Stated task >> Reproduce the lines exactly, beginning with the line that has "Rebuild this chart" and ending with the line that has "const Y_MIN = -4, Y_MAX = 4, Y_STEP = 1;". Images are left out.

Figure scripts
===============
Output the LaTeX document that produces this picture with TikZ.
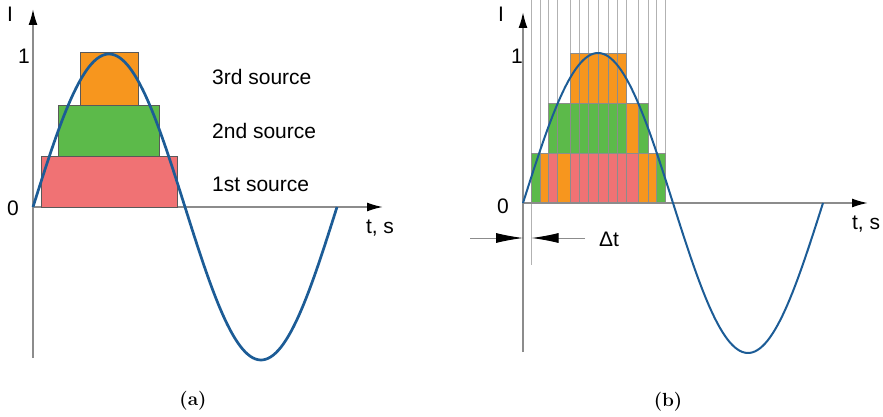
\documentclass[tikz,border=0pt]{standalone}
\usepackage{fontspec}
\setsansfont{Liberation Sans}
\usetikzlibrary{arrows.meta}
\definecolor{wavecol}{RGB}{28,92,150}
\definecolor{ora}{RGB}{247,150,30}
\definecolor{grn}{RGB}{92,186,74}
\definecolor{rd}{RGB}{240,114,116}
\definecolor{axgray}{RGB}{140,140,140}
\tikzset{
  axisline/.style={draw=axgray,line width=1.8pt,-{Latex[length=16pt,width=9pt,color=black]}},
  src/.style={draw=black!65,line width=1pt},
  cell/.style={draw=black!45,line width=1pt},
  gridline/.style={draw=black!30,line width=0.7pt},
  wave/.style={draw=wavecol,line width=2pt},
  lbl/.style={font=\sffamily\fontsize{21}{25}\selectfont,inner sep=0pt},
  dimline/.style={draw=axgray,line width=0.9pt,-{Latex[length=27pt,width=10pt,color=black]}},
  sublbl/.style={font=\bfseries\fontsize{19}{22}\selectfont,inner sep=0pt}
}
\begin{document}
\begin{tikzpicture}[x=1pt,y=-1pt]
\useasboundingbox (0,0) rectangle (883,417);
% (a) three sources
\draw[axisline] (33,358) -- (33,9);
\draw[axisline] (33,207) -- (383,207);
\draw[src,fill=rd] (41,156) rectangle (177,207);
\draw[src,fill=grn] (58,106) rectangle (159,156);
\draw[src,fill=ora] (80,53) rectangle (138,106);
\draw[wave,line width=2.7pt] plot[domain=0:360,samples=120] ({33+\x/360*304},{207-153*sin(\x)});
\node[lbl] (ia) at (10,14) {I};
\node[lbl] (onea) at (24,56) {1};
\node[lbl] (zeroa) at (13,208) {0};
\node[lbl] (ta) at (380,228) {t, s};
\node[lbl,anchor=west] (third) at (212,77) {3rd source};
\node[lbl,anchor=west] (second) at (212,131) {2nd source};
\node[lbl,anchor=west] (first) at (212,184) {1st source};
\node[sublbl] (capa) at (193,401) {(a)};
% (b) time slices
\foreach \gx in {540,548.5,557.5,570,579,588.5,598.5,608,617,626.5,638.5,648,656.5,665}
  \draw[gridline] (\gx,0) -- (\gx,203);
\draw[gridline] (531.5,0) -- (531.5,265);
\foreach \xa/\xb/\c in {531.5/540/grn,540/548.5/ora,548.5/557.5/rd,557.5/570/ora,
    570/579/rd,579/588.5/rd,588.5/598.5/rd,598.5/608/rd,608/617/rd,617/626.5/rd,
    626.5/638.5/rd,638.5/648/ora,648/656.5/ora,656.5/665/grn}
  \draw[cell,fill=\c] (\xa,153.5) rectangle (\xb,203);
\foreach \xa/\xb/\c in {548.5/557.5/grn,557.5/570/grn,570/579/grn,579/588.5/grn,
    588.5/598.5/grn,598.5/608/grn,608/617/grn,617/626.5/grn,626.5/638.5/ora,638.5/648/grn}
  \draw[cell,fill=\c] (\xa,104) rectangle (\xb,153.5);
\foreach \xa/\xb in {570/579,579/588.5,588.5/598.5,598.5/608,608/617,617/626.5}
  \draw[cell,fill=ora] (\xa,53.5) rectangle (\xb,104);
\draw[axisline] (523,352) -- (523,12);
\draw[axisline] (523,203) -- (868,203);
\draw[wave] plot[domain=0:360,samples=120] ({523+\x/360*300},{203-150*sin(\x)});
\coordinate (dl) at (470,238);
\coordinate (dr) at (585,238);
\draw[dimline] (dl) -- (523,238);
\draw[dimline] (dr) -- (531.5,238);
\node[lbl] (dt) at (609,239) {Δt};
\node[lbl] (ib) at (501,14) {I};
\node[lbl] (oneb) at (517,56) {1};
\node[lbl] (zerob) at (503,206) {0};
\node[lbl] (tb) at (866,224) {t, s};
\node[sublbl] (capb) at (668,402) {(b)};
\end{tikzpicture}
\end{document}
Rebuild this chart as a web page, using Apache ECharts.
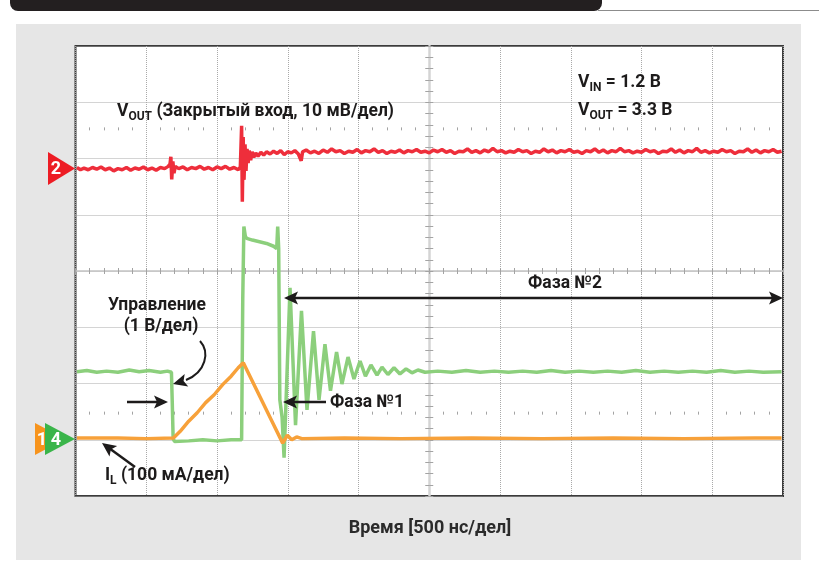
<!DOCTYPE html>
<html>
<head>
<meta charset="utf-8">
<script src="https://cdn.jsdelivr.net/npm/echarts/dist/echarts.min.js"></script>
<style>
html,body{margin:0;padding:0;background:#fff;}
#chart{width:819px;height:575px;}
</style>
</head>
<body>
<div id="chart"></div>
<script>
// ---- Screen scales: time in ns (500 ns/div, trigger at centre), vertical in screen divisions ----
const X_MIN = -2500, X_MAX = 2500, X_STEP = 500;
const Y_MIN = -4, Y_MAX = 4, Y_STEP = 1;

// Channel 2: VOUT (AC coupled, 10 mV/div) [t ns, divisions]
const voutTrace = [
[-2490,1.84],[-2465,1.80],[-2440,1.83],[-2410,1.80],[-2380,1.84],[-2350,1.81],[-2320,1.85],[-2290,1.80],
[-2260,1.83],[-2230,1.78],[-2200,1.82],[-2170,1.80],[-2140,1.84],[-2110,1.79],[-2080,1.83],[-2050,1.81],
[-2020,1.85],[-1990,1.80],[-1960,1.83],[-1930,1.79],[-1900,1.84],[-1870,1.82],[-1845,1.86],[-1832,1.90],
[-1826,2.03],[-1820,1.63],[-1812,1.95],[-1804,1.74],[-1795,1.86],[-1770,1.82],[-1740,1.85],[-1710,1.80],
[-1680,1.84],[-1650,1.82],[-1620,1.86],[-1590,1.81],[-1560,1.84],[-1530,1.80],[-1500,1.85],[-1470,1.82],
[-1440,1.86],[-1410,1.81],[-1380,1.84],[-1350,1.80],[-1335,1.85],[-1326,2.58],[-1321,1.23],[-1315,2.38],
[-1309,1.62],[-1302,2.25],[-1295,1.78],[-1288,2.17],[-1280,1.92],[-1272,2.14],[-1262,1.97],[-1252,2.12],
[-1240,2.02],[-1226,2.10],[-1210,2.04],[-1190,2.11],[-1170,2.06],[-1150,2.12],[-1125,2.08],[-1100,2.13],
[-1075,2.09],[-1050,2.14],[-1025,2.07],[-1000,2.12],[-975,2.10],[-950,2.14],[-925,2.08],[-905,1.96],
[-895,2.12],[-870,2.15],[-840,2.10],[-810,2.13],[-780,2.09],[-750,2.15],[-720,2.11],[-690,2.17],
[-660,2.12],[-630,2.14],[-600,2.09],[-570,2.13],[-540,2.11],[-510,2.16],[-480,2.10],[-450,2.14],
[-420,2.12],[-390,2.17],[-360,2.11],[-330,2.14],[-300,2.09],[-270,2.13],[-240,2.11],[-210,2.15],
[-180,2.10],[-150,2.14],[-120,2.12],[-90,2.16],[-60,2.11],[-30,2.13],[0,2.10],[30,2.15],
[60,2.12],[90,2.16],[120,2.11],[150,2.14],[180,2.09],[210,2.13],[240,2.12],[270,2.17],
[300,2.11],[330,2.14],[360,2.10],[390,2.15],[420,2.12],[450,2.18],[480,2.12],[510,2.14],
[540,2.10],[570,2.13],[600,2.11],[630,2.16],[660,2.12],[690,2.14],[720,2.09],[750,2.13],
[780,2.11],[810,2.17],[840,2.12],[870,2.15],[900,2.10],[930,2.14],[960,2.12],[990,2.16],
[1020,2.11],[1050,2.13],[1080,2.09],[1110,2.14],[1140,2.12],[1170,2.17],[1200,2.11],[1230,2.15],
[1260,2.10],[1290,2.14],[1320,2.12],[1350,2.18],[1380,2.12],[1410,2.14],[1440,2.10],[1470,2.13],
[1500,2.11],[1530,2.16],[1560,2.12],[1590,2.14],[1620,2.09],[1650,2.13],[1680,2.12],[1710,2.17],
[1740,2.11],[1770,2.15],[1800,2.10],[1830,2.14],[1860,2.12],[1890,2.18],[1920,2.11],[1950,2.14],
[1980,2.10],[2010,2.13],[2040,2.11],[2070,2.16],[2100,2.12],[2130,2.14],[2160,2.09],[2190,2.13],
[2220,2.12],[2250,2.17],[2280,2.11],[2310,2.15],[2340,2.10],[2370,2.14],[2400,2.12],[2430,2.16],
[2460,2.11],[2490,2.13]
];

// Channel 4: control signal (1 V/div) [t ns, divisions]
const controlTrace = [
[-2490,-1.79],[-2420,-1.77],[-2350,-1.80],[-2280,-1.78],[-2200,-1.80],[-2120,-1.76],[-2050,-1.79],
[-1980,-1.77],[-1900,-1.80],[-1850,-1.78],[-1822,-1.80],[-1816,-2.35],[-1810,-2.98],[-1800,-3.03],
[-1700,-3.02],[-1600,-3.00],[-1500,-3.02],[-1400,-3.00],[-1326,-3.00],[-1318,-0.50],[-1310,0.79],
[-1300,0.62],[-1290,0.58],[-1250,0.55],[-1200,0.52],[-1150,0.49],[-1100,0.44],[-1078,0.40],
[-1071,0.79],[-1064,0.40],[-1056,-2.29],[-1040,-2.60],[-1026,-3.32],[-984,-0.30],[-945,-2.74],
[-903,-0.71],[-864,-2.47],[-818,-1.07],[-779,-2.29],[-737,-1.30],[-698,-2.13],[-655,-1.44],
[-617,-2.01],[-574,-1.53],[-532,-1.92],[-489,-1.60],[-451,-1.87],[-412,-1.67],[-369,-1.85],
[-334,-1.71],[-292,-1.84],[-249,-1.72],[-207,-1.83],[-164,-1.74],[-122,-1.81],[-80,-1.76],
[-30,-1.80],[60,-1.78],[160,-1.80],[260,-1.77],[360,-1.80],[460,-1.78],[560,-1.80],[660,-1.78],
[760,-1.80],[860,-1.77],[960,-1.80],[1060,-1.78],[1160,-1.80],[1260,-1.78],[1360,-1.80],
[1460,-1.77],[1560,-1.80],[1660,-1.78],[1760,-1.80],[1860,-1.78],[1960,-1.80],[2060,-1.77],
[2160,-1.80],[2260,-1.78],[2360,-1.80],[2490,-1.79]
];

// Channel 1: inductor current IL (100 mA/div) [t ns, divisions]
const inductorTrace = [
[-2490,-2.97],[-2200,-2.97],[-2000,-2.98],[-1808,-2.97],[-1760,-2.85],[-1700,-2.67],[-1640,-2.52],
[-1580,-2.34],[-1520,-2.20],[-1460,-2.02],[-1400,-1.87],[-1350,-1.72],[-1314,-1.63],[-1250,-1.96],
[-1180,-2.32],[-1110,-2.68],[-1036,-3.06],[-1003,-2.92],[-972,-3.00],[-937,-2.95],[-900,-2.98],
[-600,-2.97],[-200,-2.98],[300,-2.97],[800,-2.98],[1300,-2.97],[1800,-2.98],[2300,-2.97],[2490,-2.97]
];

const seriesNames = ['VOUT', 'Управление', 'IL'];
const seriesColors = ['#ee2e3b', '#8ccf7c', '#f7a13a'];

const INK = '#1d1b1b';
const FONT = 'Roboto, "Noto Sans", sans-serif';

function head(tx, ty, fx, fy, len, hw) {
  const dx = tx - fx, dy = ty - fy, d = Math.hypot(dx, dy);
  const ux = dx / d, uy = dy / d;
  const bx = tx - ux * len, by = ty - uy * len;
  const nx = tx - ux * (len - 3), ny = ty - uy * (len - 3);
  return {type:'polygon', z:60, shape:{points:[[tx,ty],[bx - uy*hw, by + ux*hw],[nx,ny],[bx + uy*hw, by - ux*hw]]}, style:{fill:INK}};
}
function arrow(x1, y1, x2, y2) {
  const dx = x2 - x1, dy = y2 - y1, d = Math.hypot(dx, dy);
  return [
    {type:'line', z:60, shape:{x1:x1, y1:y1, x2:x2 - dx/d*9, y2:y2 - dy/d*9}, style:{stroke:INK, lineWidth:2.5}},
    head(x2, y2, x1, y1, 14, 6.5)
  ];
}
function txt(x, y, text, align) {
  return {type:'text', x:x, y:y, z:70, style:{
    text:text, align:align || 'left', verticalAlign:'middle',
    rich:{
      a:{fontFamily:FONT, fontWeight:'bold', fontSize:17.5, fill:INK, lineHeight:22, verticalAlign:'middle'},
      s:{fontFamily:FONT, fontWeight:'bold', fontSize:12, fill:INK, lineHeight:12, verticalAlign:'bottom'}
    }
  }};
}

const dotted = {show:true, lineStyle:{color:'#a9a9a9', width:1, type:'dotted'}};
function axisBase(min, max, step, extra) {
  return Object.assign({type:'value', min:min, max:max, interval:step,
    axisLabel:{show:false}, splitLine:{show:false},
    axisLine:{show:false, onZero:false}, axisTick:{show:false}, minorTick:{show:false}}, extra);
}
const tickStyle = {color:'#a3a3a3', width:1};

const graphics = [
  // page backdrop, plot face and header
  {type:'rect', z:-5, shape:{x:16, y:24, width:785, height:536}, style:{fill:'#e6e6e6'}},
  {type:'rect', z:-4, shape:{x:75.5, y:46, width:707.5, height:450}, style:{fill:'#ffffff'}},
  {type:'rect', z:-4, shape:{x:10, y:-12, width:592, height:23, r:8}, style:{fill:'#231f20'}},
  {type:'line', z:-4, shape:{x1:598, y1:10.5, x2:819, y2:10.5}, style:{stroke:'#8c8c8c', lineWidth:1}},
  // channel markers
  {type:'polygon', z:55, shape:{points:[[48,152],[75,168.5],[48,185]]}, style:{fill:'#ed1c24'}},
  {type:'text', z:56, x:56, y:169, style:{text:'2', fill:'#fff', font:'bold 18px ' + FONT, align:'center', verticalAlign:'middle'}},
  {type:'polygon', z:55, shape:{points:[[35,423],[65,439],[35,455]]}, style:{fill:'#f7941d'}},
  {type:'polygon', z:56, shape:{points:[[45,423],[75,439],[45,455]]}, style:{fill:'#3ab54a'}},
  {type:'text', z:57, x:42, y:440, style:{text:'1', fill:'#fff', font:'bold 18px ' + FONT, align:'center', verticalAlign:'middle'}},
  {type:'text', z:57, x:56, y:440, style:{text:'4', fill:'#fff', font:'bold 18px ' + FONT, align:'center', verticalAlign:'middle'}},
  // labels
  txt(117, 112, '{a|V}{s|OUT}{a| (Закрытый вход, 10 мВ/дел)}'),
  txt(578, 83, '{a|V}{s|IN}{a| = 1.2 В}'),
  txt(578, 111, '{a|V}{s|OUT}{a| = 3.3 В}'),
  txt(157, 306, '{a|Управление}', 'center'),
  txt(161, 327, '{a|(1 В/дел)}', 'center'),
  txt(330, 403, '{a|Фаза №1}'),
  txt(528, 284, '{a|Фаза №2}'),
  txt(105, 476, '{a|I}{s|L}{a| (100 мА/дел)}'),
  {type:'text', z:70, x:430, y:528, style:{text:'Время [500 нс/дел]', fill:'#2b2b2b', font:'bold 18px ' + FONT, align:'center', verticalAlign:'middle'}},
  // curved pointer
  {type:'bezierCurve', z:60, shape:{x1:200, y1:341, cpx1:210, cpy1:352, cpx2:206, cpy2:372, x2:186, y2:380}, style:{stroke:INK, lineWidth:2, fill:null}},
  head(173, 384, 187, 380, 14, 6.5)
];
graphics.push(...arrow(127, 402, 168, 402));
graphics.push(...arrow(326, 402, 283, 402));
graphics.push(...arrow(135, 467, 102, 443));
graphics.push({type:'line', z:60, shape:{x1:294, y1:298, x2:774, y2:298}, style:{stroke:INK, lineWidth:2.5}});
graphics.push(head(284, 298, 320, 298, 14, 6.5));
graphics.push(head(783, 298, 740, 298, 14, 6.5));

const option = {
  backgroundColor:'#ffffff',
  animation:false,
  grid:{left:75.5, right:36, top:46, bottom:79, show:true, backgroundColor:'transparent', borderColor:'#3b3b3b', borderWidth:2},
  xAxis:[
    axisBase(X_MIN, X_MAX, X_STEP, {position:'bottom', splitLine:dotted,
      axisLine:{show:true, onZero:true, onZeroAxisIndex:0, lineStyle:{color:'#c4c4c4', width:1.5}},
      axisTick:{show:true, length:3, lineStyle:tickStyle},
      minorTick:{show:true, splitNumber:5, length:3, lineStyle:tickStyle}}),
    axisBase(X_MIN, X_MAX, X_STEP, {position:'top',
      axisLine:{show:false, onZero:true, onZeroAxisIndex:0},
      axisTick:{show:true, length:3, lineStyle:tickStyle},
      minorTick:{show:true, splitNumber:5, length:3, lineStyle:tickStyle}}),
    axisBase(X_MIN, X_MAX, X_STEP, {position:'top', offset:-84.375,
      minorTick:{show:true, splitNumber:5, length:3, lineStyle:tickStyle}}),
    axisBase(X_MIN, X_MAX, X_STEP, {position:'bottom', offset:-84.375,
      minorTick:{show:true, splitNumber:5, length:3, lineStyle:tickStyle}})
  ],
  yAxis:[
    axisBase(Y_MIN, Y_MAX, Y_STEP, {position:'left', splitLine:dotted,
      axisLine:{show:true, onZero:true, onZeroAxisIndex:0, lineStyle:{color:'#d4d4d4', width:2.5}},
      axisTick:{show:true, length:4, lineStyle:tickStyle},
      minorTick:{show:true, splitNumber:5, length:4, lineStyle:tickStyle}}),
    axisBase(Y_MIN, Y_MAX, Y_STEP, {position:'right',
      axisLine:{show:false, onZero:true, onZeroAxisIndex:0},
      axisTick:{show:true, length:4, lineStyle:tickStyle},
      minorTick:{show:true, splitNumber:5, length:4, lineStyle:tickStyle}})
  ],
  series:[voutTrace, controlTrace, inductorTrace].map(function (d, i) {
    return {name:seriesNames[i], type:'line', data:d, xAxisIndex:0, yAxisIndex:0,
      showSymbol:false, symbol:'none', silent:true, z:2 + i,
      lineStyle:{color:seriesColors[i], width:3.5, join:'bevel'}};
  }),
  graphic:graphics
};

const chart = echarts.init(document.getElementById('chart'), null, {renderer:'canvas'});
chart.setOption(option);
</script>
</body>
</html>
===============
Expected answer >>
Rebuild this chart as a web page, using Apache ECharts.
<!DOCTYPE html>
<html>
<head>
<meta charset="utf-8">
<script src="https://cdn.jsdelivr.net/npm/echarts/dist/echarts.min.js"></script>
<style>
html,body{margin:0;padding:0;background:#fff;}
#chart{width:819px;height:575px;}
</style>
</head>
<body>
<div id="chart"></div>
<script>
// ---- Screen scales: time in ns (500 ns/div, trigger at centre), vertical in screen divisions ----
const X_MIN = -2500, X_MAX = 2500, X_STEP = 500;
const Y_MIN = -4, Y_MAX = 4, Y_STEP = 1;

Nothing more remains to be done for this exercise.